Governance of and control by administrators: the Regulation aims to improve governance and controls over the benchmark process, in particular to ensure that administrators:

·         put in place adequate policies and procedures and efficient organisational measures to identify and to prevent or manage conflicts of interest. These policies and procedures will be regularly reviewed and brought up to date;

·         publish or disclose all existing or potential conflicts of interest to users of a benchmark, to the relevant competent authority and, where relevant, to contributors;

·         ensure that their staff who are directly involved in the provision of a benchmark have the necessary skills, knowledge and experience for the duties assigned to them and are subject to effective management and supervision;

·         maintain a permanent and effective oversight function to ensure oversight of all aspects of the provision of their benchmarks.
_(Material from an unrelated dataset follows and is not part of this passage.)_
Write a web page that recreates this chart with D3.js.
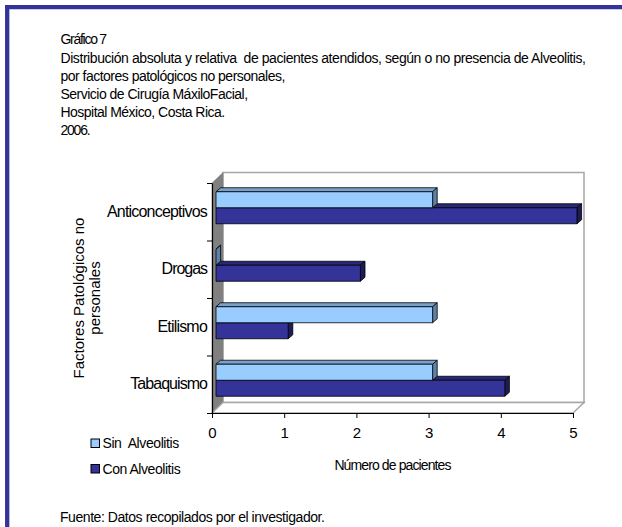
<!DOCTYPE html>
<html><head><meta charset="utf-8">
<script src="https://cdn.jsdelivr.net/npm/d3@7"></script>
<style>
html,body{margin:0;padding:0;background:#fff;overflow:hidden;}
svg{display:block;font-family:"Liberation Sans",Arial,sans-serif;}
text{white-space:pre;}
</style></head><body>
<svg id="chart" width="622" height="527"></svg>
<script>
// ---- data ----
const titleLines = ["Gráfico 7",
  "Distribución absoluta y relativa  de pacientes atendidos, según o no presencia de Alveolitis,",
  "por factores patológicos no personales,",
  "Servicio de Cirugía MáxiloFacial,",
  "Hospital México, Costa Rica.",
  "2006."];
const categories = ["Anticonceptivos", "Drogas", "Etilismo", "Tabaquismo"];
const seriesKeys = ["sin", "con"];
const seriesNames = ["Sin  Alveolitis", "Con Alveolitis"];
const sinAlveolitis = [3, 0, 3, 3];
const conAlveolitis = [5, 2, 1, 4];
const xTicks = [0, 1, 2, 3, 4, 5];
const yAxisTitle = ["Factores Patológicos no", "personales"];
const xAxisTitle = "Número de pacientes";
const sourceNote = "Fuente: Datos recopilados por el investigador.";

// ---- layout ----
const svg = d3.select("#chart");
const W = 622, H = 527;
svg.append("rect").attr("width", W).attr("height", H).attr("fill", "#fff");
// frame (only top & left edges visible)
svg.append("line").attr("x1", 5).attr("x2", W).attr("y1", 7.2).attr("y2", 7.2)
  .attr("stroke", "#333399").attr("stroke-width", 4.3);
svg.append("line").attr("x1", 7.2).attr("x2", 7.2).attr("y1", 5).attr("y2", H)
  .attr("stroke", "#333399").attr("stroke-width", 4.3);

// tighten text (the reference font is rendered condensed)
function condense(sel, f) {
  sel.each(function () {
    const el = d3.select(this);
    const w = this.getComputedTextLength();
    const n = Math.max(1, el.text().length - 1);
    el.attr("letter-spacing", ((w * f - w) / n).toFixed(3));
  });
}

// title
const tBase = [44, 62.5, 80.5, 99, 117, 135];
const tFactor = [0.82, 0.93, 0.92, 0.92, 0.92, 0.86];
const tt = svg.append("g").selectAll("text").data(titleLines).join("text")
  .attr("x", 60.5).attr("y", (d, i) => tBase[i])
  .attr("font-size", 14).attr("fill", "#000").text(d => d);
tt.each(function (d, i) { condense(d3.select(this), tFactor[i]); });

// scales
const x = d3.scaleLinear().domain([0, 5]).range([212, 573]);
const yTop = 183, yBot = 413;
const yBand = d3.scaleBand().domain(categories).range([yTop, yBot])
  .paddingInner(0.443).paddingOuter(0.2215);
const ySeries = d3.scaleBand().domain(seriesKeys).range([0, yBand.bandwidth()]);
const yIdx = d3.scaleLinear().domain([0, categories.length]).range([yTop, yBot]);

const D = { dx: 11, dy: -10.5 };       // wall depth
const B = { ox: 4, oy: -4, dx: 4.6, dy: -4 }; // bar placement & depth

// walls
const g = svg.append("g");
const x0 = x(0), x1 = x(5);
g.append("rect").attr("x", x0 + D.dx).attr("y", yTop + D.dy)
  .attr("width", x1 - x0).attr("height", yBot - yTop)
  .attr("fill", "#fff").attr("stroke", "#a6a6a6").attr("stroke-width", 1.5);
g.append("polygon")
  .attr("points", [[x0, yTop], [x0 + D.dx, yTop + D.dy], [x0 + D.dx, yBot + D.dy], [x0, yBot]].join(" "))
  .attr("fill", "#808080").attr("stroke", "#808080").attr("stroke-width", 0.5);
g.append("polygon")
  .attr("points", [[x0, yBot], [x0 + D.dx, yBot + D.dy], [x1 + D.dx, yBot + D.dy], [x1, yBot]].join(" "))
  .attr("fill", "#fff").attr("stroke", "#a6a6a6").attr("stroke-width", 1.5);

// bars
const series = [
  { key: "con", values: conAlveolitis, front: "#333399", top: "#28287a", side: "#1c1c58" },
  { key: "sin", values: sinAlveolitis, front: "#99ccff", top: "#78a2cc", side: "#5a82aa" }
];
const bars = svg.append("g").attr("stroke", "#000").attr("stroke-width", 0.8).attr("stroke-linejoin", "round");
series.forEach(s => {
  categories.forEach((c, i) => {
    const v = s.values[i];
    const bx0 = x(0) + B.ox, bx1 = x(v) + B.ox;
    const by0 = yBand(c) + ySeries(s.key) + B.oy, h = ySeries.bandwidth();
    const gb = bars.append("g");
    gb.append("polygon")
      .attr("points", [[bx0, by0], [bx0 + B.dx, by0 + B.dy], [bx1 + B.dx, by0 + B.dy], [bx1, by0]].join(" "))
      .attr("fill", s.top);
    gb.append("polygon")
      .attr("points", [[bx1, by0], [bx1 + B.dx, by0 + B.dy], [bx1 + B.dx, by0 + h + B.dy], [bx1, by0 + h]].join(" "))
      .attr("fill", s.side);
    if (v > 0) gb.append("rect").attr("x", bx0).attr("y", by0)
      .attr("width", bx1 - bx0).attr("height", h).attr("fill", s.front);
  });
});

// axes
const xAxis = svg.append("g").attr("transform", `translate(0,${yBot})`)
  .call(d3.axisBottom(x).tickValues(xTicks).tickSize(5).tickPadding(9).tickSizeOuter(0).tickFormat(d3.format("d")));
xAxis.select(".domain").attr("stroke", "#000").attr("stroke-width", 1.2);
xAxis.selectAll(".tick line").attr("stroke", "#000");
xAxis.selectAll("text").attr("font-size", 15).attr("font-family", "Liberation Sans, Arial, sans-serif").attr("fill", "#000");

const yTicks = svg.append("g").attr("transform", `translate(${x0},0)`)
  .call(d3.axisLeft(yIdx).tickValues(d3.range(categories.length + 1)).tickSize(5).tickSizeOuter(0).tickFormat(""));
yTicks.select(".domain").attr("stroke", "#000").attr("stroke-width", 1.2);
yTicks.selectAll(".tick line").attr("stroke", "#000");

const yLab = svg.append("g").attr("transform", `translate(${x0},0)`)
  .call(d3.axisLeft(yBand).tickSize(0).tickPadding(5));
yLab.select(".domain").remove();
const yl = yLab.selectAll("text").attr("font-size", 16).attr("font-family", "Liberation Sans, Arial, sans-serif")
  .attr("fill", "#000").attr("dy", "0.32em");
condense(yl, 0.9);

// y axis title
svg.append("g").selectAll("text").data(yAxisTitle).join("text")
  .attr("transform", (d, i) => `translate(${83.5 + i * 16.5},298) rotate(-90)`)
  .attr("text-anchor", "middle").attr("font-size", 15).attr("fill", "#000").text(d => d);

// x axis title
const xt = svg.append("text").attr("x", (x0 + x1) / 2).attr("y", 470)
  .attr("text-anchor", "middle").attr("font-size", 14).attr("fill", "#000").text(xAxisTitle);
condense(xt, 0.88);

// legend
const leg = svg.append("g");
const legColors = ["#99ccff", "#333399"];
seriesNames.forEach((n, i) => {
  leg.append("rect").attr("x", 91).attr("y", 439 + i * 25.5).attr("width", 8.5).attr("height", 8.5)
    .attr("fill", legColors[i]).attr("stroke", "#000").attr("stroke-width", 1);
  const t = leg.append("text").attr("x", 102.5).attr("y", 448 + i * 25.5)
    .attr("font-size", 14).attr("fill", "#000").text(n);
  condense(t, 0.93);
});

// source
const st = svg.append("text").attr("x", 60).attr("y", 522).attr("font-size", 14).attr("fill", "#000").text(sourceNote);
condense(st, 0.93);
</script>
</body></html>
The administrator must also:

·         have in place a control framework covering, particularly, management of operational risk and contingency procedures that are in place in the event of a disruption to the process of the provision of the benchmark;

·         ensure record-keeping, including inter alia, all input data, and telephone conversations or electronic communications between any person employed by the administrator and contributors in respect of a benchmark. These shall be kept for at least five years (three years for telephone conversations or electronic communication);

·         have in place and publish procedures for receiving complaints made;

·         ensure that certain conditions are fulfilled when outsourcing takes place;

·         publish the key elements of the methodology that the administrator uses for each benchmark provided and published.

The European Securities and Markets Authority (ESMA) will coordinate the supervision of administrators of benchmarks by the competent authority of the country in which they are located.

In the case of critical benchmarks, colleges, comprising competent authorities and ESMA, will be formed and take key decisions.

Authorisation: administrators of benchmarks will have to apply for authorisation and will be subject to supervision by the competent authority of the country in which they are located.  If an administrator does not comply with the provisions of the regulation, the competent authority may withdraw or suspend its authorisation.

Input data: this is the data in respect of the value of one or more underlying assets, or prices, including estimated prices, quotes, committed quotes or other values, used by an administrator to determine a benchmark. Such data shall be sufficient to represent accurately and reliably the market or economic reality that the benchmark is intended to measure. It must be verifiable.

The Regulation states that the input data shall be transaction data, if available and appropriate. If transaction data is not sufficient, other input data may be used.

Administrators’ controls in respect of input data must include a process for evaluating a contributor's input data and for stopping the contributor from providing further input data, or applying other penalties for non-compliance against the contributor, where appropriate.

Code of conduct: where a benchmark was based on input data from contributors, the administrator should draw up, a code of conduct for each benchmark clearly specifying the contributors’ responsibilities with respect to the contribution of input data. The administrator should be satisfied that contributors adhere to the code of conduct.

Classification of benchmarks: benchmarks must satisfy adequate requirements regarding their scale and nature, and also the minimum requirements corresponding to the principles published by the International Organisation of Securities Commissions (IOSCO) and accepted at international level.

The Regulation puts in place three separate regimes:

·         a regime applicable to critical benchmarks (used as a reference for financial instruments or financial contracts or for the determination of the performance of investment funds having a total value of at least EUR 500 billion);

·         a regime for significant benchmarks (used as a reference for financial instruments or financial contracts or for the determination of the performance of investments funds having a total average value of at least EUR 50 billion);

·         a regime applicable to non-significant benchmarks (which do not fulfil the conditions set for becoming significant benchmarks). These benchmarks are subject to a light regulatory regime.

Specific regimes will be applicable for commodity benchmarks, interest rate benchmarks, and regulated data benchmarks.

Commodity benchmarks of more than EUR 100 million are subject to the principles for oil price reporting agencies (PRA) issued by the IOSCO on 5 October 2012.

Third country regime: benchmarks provided by non-EU countries will be used by supervised entities in the EU through “recognition of administrators located in a third country” or “endorsement of administrators located in a third country” regimes, based on compliance with the IOSCO principles. 

Penalties: Member States shall adopt rules on administrative sanctions and other administrative measures, including pecuniary sanctions, applicable to infringements of the provisions of the Regulation and ensure that they are implemented. Those administrative sanctions and other administrative measures shall be effective, proportionate and dissuasive.

ENTRY INTO FORCE: 30.6.2016.

APPLICATION: from 1.1.2018.

DELEGATED ACTS: the Commission may adopt delegated acts in order to specify further technical elements of the Regulation. The power to adopt delegated acts is conferred on the Commission for an indeterminate period from 30 June 2013. Parliament or Council may raise objections to a delegated act within three months of the date of notification (which may be extended by three months). If Parliament or Council raise objections, the delegated act may not enter into force.